Hannelore Sorge Næss (1928-2016)
Hannelore Sorge Næss was born in Eisenach in East Germany. 17 years old she started working with enamel. After four years of training at a goldsmiths workshop in her home town, specializing in cloisonné enamel on copper, and seven years of working as an enamelist at various workshops in West Germany (1952-1959), a new chapter in her life began. Seeing the Norwegian company David-Andersen’s enamel works at “Expo 58” in Brussels, she decided to move to Norway.

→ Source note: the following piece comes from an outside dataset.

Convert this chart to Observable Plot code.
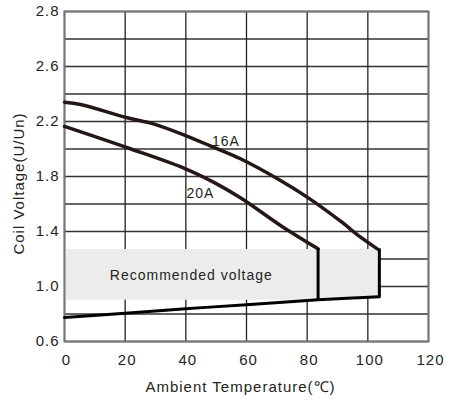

When she came to Norway in her thirties, she took up work as an enamelist at the David-Andersen company, where she stayed for a year and learned to apply enamel to silver. At David-Andersen she also designed a few pieces of enamel jewelry that were put into serial production; in 1961 a cheerful fish brooch enameled in vivid colours, and in 1962 a set of brooch and earclips, in op-art cloisonné technique made in five different sublime colour schemes. The matte enamel and geometric design used for this jewelry set cleary pointed back to techniques and styles learned during her training in Germany.

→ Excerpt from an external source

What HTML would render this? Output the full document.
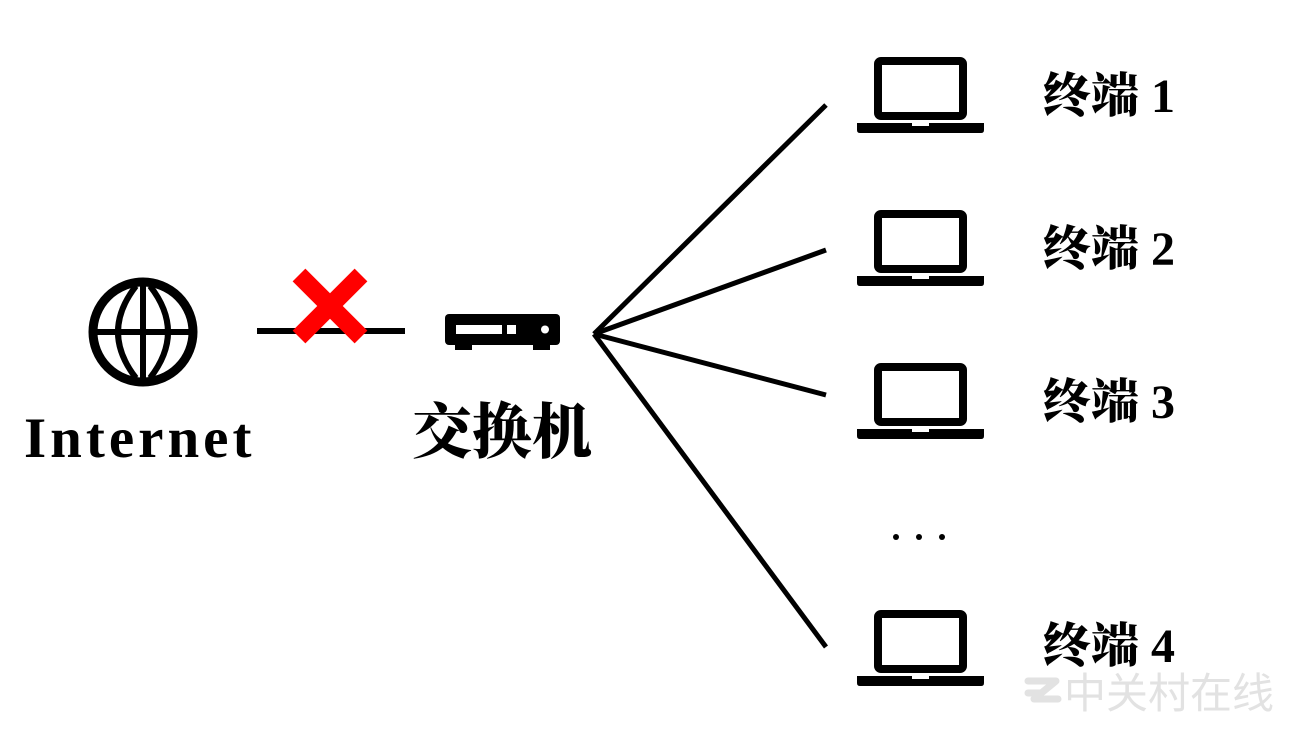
<!DOCTYPE html>
<html><head><meta charset="utf-8"><style>
body{margin:0;background:#fff;width:1296px;height:730px;overflow:hidden;position:relative}
.t{position:absolute;font-family:"Liberation Serif","Noto Serif CJK SC",serif;font-weight:900;color:#000;white-space:nowrap;line-height:1}
</style></head><body>
<svg width="1296" height="730" style="position:absolute;left:0;top:0">
<g fill="none" stroke="#000">
<circle cx="143" cy="332" r="50" stroke-width="9"/>
<line x1="93" y1="332" x2="193" y2="332" stroke-width="6"/>
<line x1="143" y1="282" x2="143" y2="382" stroke-width="6"/>
<path d="M136 286 Q100 332 136 378 M150 286 Q186 332 150 378" stroke-width="6"/>
<line x1="257" y1="331" x2="405" y2="331" stroke-width="6"/>
<g stroke-width="5">
<line x1="594" y1="334" x2="826" y2="105"/>
<line x1="594" y1="334" x2="826" y2="250"/>
<line x1="594" y1="334" x2="826" y2="395"/>
<line x1="594" y1="334" x2="826" y2="647"/>
</g>
</g>
<g stroke="#f00" stroke-width="18">
<line x1="299" y1="275" x2="361" y2="337"/>
<line x1="361" y1="275" x2="299" y2="337"/>
</g>
<rect x="445" y="314" width="115" height="31" rx="4" fill="#000"/>
<rect x="456" y="325" width="46" height="9" fill="#fff"/>
<rect x="507" y="325" width="9" height="9" fill="#fff"/>
<circle cx="545" cy="329.5" r="4" fill="#fff"/>
<rect x="455" y="342" width="17" height="8" fill="#000"/>
<rect x="533" y="342" width="17" height="8" fill="#000"/>
<g id="lap">
<rect x="878" y="61" width="85" height="55" rx="3" fill="none" stroke="#000" stroke-width="8"/>
<path d="M857 123 H984 V130 Q984 133 981 133 H860 Q857 133 857 130 Z" fill="#000"/>
<rect x="912" y="123" width="17" height="3" fill="#fff"/>
</g>
<use href="#lap" y="153"/>
<use href="#lap" y="306"/>
<use href="#lap" y="553"/>
<g fill="#000"><circle cx="896" cy="537" r="3"/><circle cx="919" cy="537" r="3"/><circle cx="942" cy="537" r="3"/></g>
<path d="M1028 681 H1056 L1034 699 H1058 M1028 693 H1040" fill="none" stroke="#e2e2e2" stroke-width="7" stroke-linecap="round" stroke-linejoin="round"/>
</svg>
<div class="t" style="left:24px;top:410px;font-size:57px;letter-spacing:4px">Internet</div>
<div class="t" style="left:412px;top:403px;font-size:60px">交换机</div>
<div class="t" style="left:1043px;top:73px;font-size:48px">终端 1</div>
<div class="t" style="left:1043px;top:226px;font-size:48px">终端 2</div>
<div class="t" style="left:1043px;top:379px;font-size:48px">终端 3</div>
<div class="t" style="left:1043px;top:623px;font-size:48px">终端 4</div>
<div class="t" style="left:1064px;top:673px;font-size:42px;color:#e2e2e2;font-weight:normal;font-family:'Liberation Sans','Noto Sans CJK SC',sans-serif">中关村在线</div>
</body></html>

Even though she only designed for David-Andersen for a short period, Hannelore Sorge brought new influences to the production, which can be seen in the work of other designers at the company, for example Thorbjørn Lie-Jørgensen’s famous jewelry seires, nicknamed ‘The four seasons’, mimicing cloisonné technique, and a couple of Uni David-Andersen’s characteristic brooches from the same time periode, one using matte enamel and one with a similar use of silver lines fraiming the enamel.
After leaving David-Andersen she set up her own workshop in Røyken outside Oslo, where she worked as an enamel craftswoman for many years. A large part of her work was painting and burning enamel on jewelry, mostly butterfly brooches for the company Hroar Prydz, which were produced in large quantities. She also continued working on her own designs in association with the shop of David-Andersen, where her work have been bought by the Norwegian royal family.
In 1983 Hannelore Sorge Næss started a close collaboration with Valdres Sølvsmie, working together with Sigrid Høivik on a series of copper and enamel pieces. Again she took up the advanced cloisonné technique that they had both learned back in Germany, possibly in Käthe Ruckenbrod’s workshop. This was a smaller crafts production depicting motives from the nature in the surrounding mountains of Valdres. Copper thread bent by hand defined the motives and created a pattern that could be filled in with enamel colours, applied with a thin brush.
From this time in her career, at 55 years old, she started exhibiting her work, such as enameled miniature paintings, boxes, bowls and clocks at local galleries, saying that age makes us more confident and free to express ourselves. In 1989 she moved her workshop to Larvik, where she found inspiration from the costal scene for her work.